> **Directions**
Pictures stay out of this copy, which runs from the first line of the material through the line containing "ax = fig.add_axes([0.148, 0.270, 0.813, 0.702])".

==== Material provided ====

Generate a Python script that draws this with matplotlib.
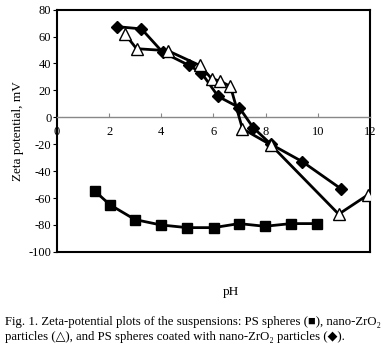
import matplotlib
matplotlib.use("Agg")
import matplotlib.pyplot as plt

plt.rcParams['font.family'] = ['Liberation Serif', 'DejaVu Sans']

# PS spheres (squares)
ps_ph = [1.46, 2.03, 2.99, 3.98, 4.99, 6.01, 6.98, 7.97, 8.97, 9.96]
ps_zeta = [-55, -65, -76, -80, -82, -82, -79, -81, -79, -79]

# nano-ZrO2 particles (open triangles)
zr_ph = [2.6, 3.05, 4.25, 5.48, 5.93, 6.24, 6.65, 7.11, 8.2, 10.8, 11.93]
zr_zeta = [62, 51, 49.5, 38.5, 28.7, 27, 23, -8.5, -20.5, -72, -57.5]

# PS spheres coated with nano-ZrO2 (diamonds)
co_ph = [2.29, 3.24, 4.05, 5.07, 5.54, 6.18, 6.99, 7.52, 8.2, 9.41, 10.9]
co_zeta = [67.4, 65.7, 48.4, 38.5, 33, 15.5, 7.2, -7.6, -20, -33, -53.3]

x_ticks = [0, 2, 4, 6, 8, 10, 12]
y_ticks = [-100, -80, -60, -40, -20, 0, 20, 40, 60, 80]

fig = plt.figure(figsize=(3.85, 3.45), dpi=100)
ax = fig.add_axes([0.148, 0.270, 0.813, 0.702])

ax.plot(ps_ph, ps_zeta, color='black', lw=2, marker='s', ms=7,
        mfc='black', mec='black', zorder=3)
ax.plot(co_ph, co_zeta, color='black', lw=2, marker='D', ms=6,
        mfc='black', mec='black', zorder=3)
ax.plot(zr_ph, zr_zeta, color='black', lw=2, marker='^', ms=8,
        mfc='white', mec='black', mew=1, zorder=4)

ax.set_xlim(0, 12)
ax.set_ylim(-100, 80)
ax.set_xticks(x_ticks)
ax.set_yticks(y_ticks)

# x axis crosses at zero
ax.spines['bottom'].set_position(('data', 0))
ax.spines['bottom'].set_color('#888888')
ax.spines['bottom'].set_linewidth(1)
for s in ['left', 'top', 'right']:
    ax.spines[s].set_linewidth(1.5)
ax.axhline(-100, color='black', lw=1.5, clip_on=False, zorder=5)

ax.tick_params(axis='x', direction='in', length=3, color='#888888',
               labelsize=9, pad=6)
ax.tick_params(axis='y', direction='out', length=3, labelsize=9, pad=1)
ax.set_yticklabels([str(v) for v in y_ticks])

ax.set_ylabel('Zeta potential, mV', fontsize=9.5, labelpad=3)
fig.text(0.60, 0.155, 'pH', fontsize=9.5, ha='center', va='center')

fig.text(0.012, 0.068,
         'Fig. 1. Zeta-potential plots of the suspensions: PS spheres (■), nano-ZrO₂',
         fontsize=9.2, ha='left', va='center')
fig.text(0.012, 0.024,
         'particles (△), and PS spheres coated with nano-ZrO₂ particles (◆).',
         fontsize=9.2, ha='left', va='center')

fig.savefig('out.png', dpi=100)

====

> **Finished answer**
Generate a Python script that draws this with matplotlib.
import matplotlib
matplotlib.use("Agg")
import matplotlib.pyplot as plt

plt.rcParams['font.family'] = ['Liberation Serif', 'DejaVu Sans']

# PS spheres (squares)
ps_ph = [1.46, 2.03, 2.99, 3.98, 4.99, 6.01, 6.98, 7.97, 8.97, 9.96]
ps_zeta = [-55, -65, -76, -80, -82, -82, -79, -81, -79, -79]

# nano-ZrO2 particles (open triangles)
zr_ph = [2.6, 3.05, 4.25, 5.48, 5.93, 6.24, 6.65, 7.11, 8.2, 10.8, 11.93]
zr_zeta = [62, 51, 49.5, 38.5, 28.7, 27, 23, -8.5, -20.5, -72, -57.5]

# PS spheres coated with nano-ZrO2 (diamonds)
co_ph = [2.29, 3.24, 4.05, 5.07, 5.54, 6.18, 6.99, 7.52, 8.2, 9.41, 10.9]
co_zeta = [67.4, 65.7, 48.4, 38.5, 33, 15.5, 7.2, -7.6, -20, -33, -53.3]

x_ticks = [0, 2, 4, 6, 8, 10, 12]
y_ticks = [-100, -80, -60, -40, -20, 0, 20, 40, 60, 80]

fig = plt.figure(figsize=(3.85, 3.45), dpi=100)
ax = fig.add_axes([0.148, 0.270, 0.813, 0.702])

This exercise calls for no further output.